Fast vs. Slow: Which Lane Should You Pick for Delivering AI to Your Business Users?
In 2017, I was leading a data science project at IBM. We wanted to build a machine learning (ML) model that would help identify a short-list of customers at higher risk of non-renewing their product licenses. Based on this predictive insight, our client team would pick which customers they should proactively talk to first.
Using the historical customer records and the knowledge of our business experts, within two months we developed a decent ML model. Next, we needed to decide how often we should run our model to generate predictions. We had two options: (1) real-time inferencing and (2) Offline / Batch inferencing. Which option was right for our AI use case?
Real-time Inferencing
In this strategy, as a new record arrives, the ML model instantly computes its prediction, which is delivered to the user right away. Real-time inferencing is the default choice when ML results need to be delivered immediately to a live user based on fresh data. For example, Uber Eats App likely uses real-time inferencing when recommends restaurants to a live customer using their current location, past orders, and the most recent search activities from the current user session.
For a real-time scoring solution, the model execution environment needs to be online 24x7. This solution provides speed at the expense of a 24x7 ML infrastructure cost.
Batch Inferencing
With batch scoring, at a fixed time interval (e.g., hourly, daily, weekly), the model receives a batch of observations and computes their predictions at once. Next, the scoring process saves the predictions into a database, for serving the users at a later time. If the business doesn’t need to act upon the predictions immediately, batch scoring can be the right option.
This scoring approach doesn’t need a 24x7 ML runtime; it needs the ML runtime only during the execution of the batch job. Batch scoring can save on IT costs for the organizations.
How did we choose the right deployment option for our ML Model?
We asked our stakeholders the following few questions to help pick the right inferencing strategy for our ML model:
a. How frequently is the model’s input data updated?

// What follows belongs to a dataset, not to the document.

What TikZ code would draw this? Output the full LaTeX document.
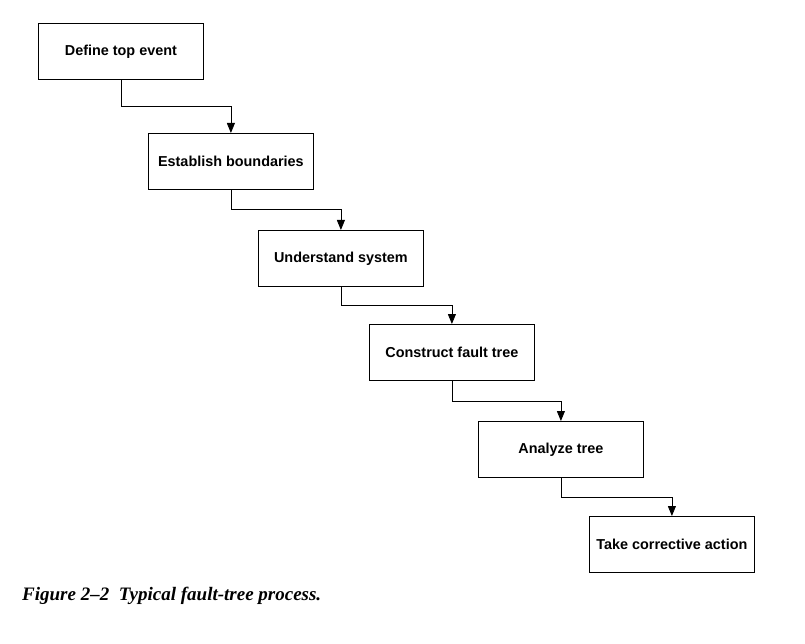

Our model was generating predictions from a database. The database administrator told us that they ran their script once per week to bring new customer records into their database. This means that input features to our model won’t change for the seven days period between weekly database updates. From this knowledge, we concluded that for any customer record, if the model would generate prediction multiple times during a week, between weekly database updates, the prediction would remain the same.
b. How will the users consume the predictions?
Next, we wanted to find out how many times the users would review the model’s prediction on any customer during the week. We spoke to several members of the client team, each of them was handling relationship with a subset of the customers. Every morning they would review the list of the customers assigned to them and pick one or a few customers they wanted to focus on during the day. At the time, they used their intuition, e.g., revenue attached to the customers, to make this selection of customers. After the integration of our ML model with their dashboard, they would use the model’s decisions — predicted non-renewal risk — to help with selecting the customers to focus on each day. Throughout the week, several times they would review our model’s decision on each of their assigned customers.
From the above insights, we figured out that our model’s decisions on the customers would remain constant during the seven days between weekly database updates. Also, the users would review the model’s decisions on customers multiple times during the week. We concluded that our AI use case didn’t need a real-time inferencing solution. An offline batch scoring inferencing solution was the right solution for us. We created an inferencing process that would compute the predictions for all customers soon after the database refresh, save those predictions into a database table, and later serve these predictions to the users during the week. With this solution, we avoided redundant computations with our ML model and saved on IT costs with an offline model deployment.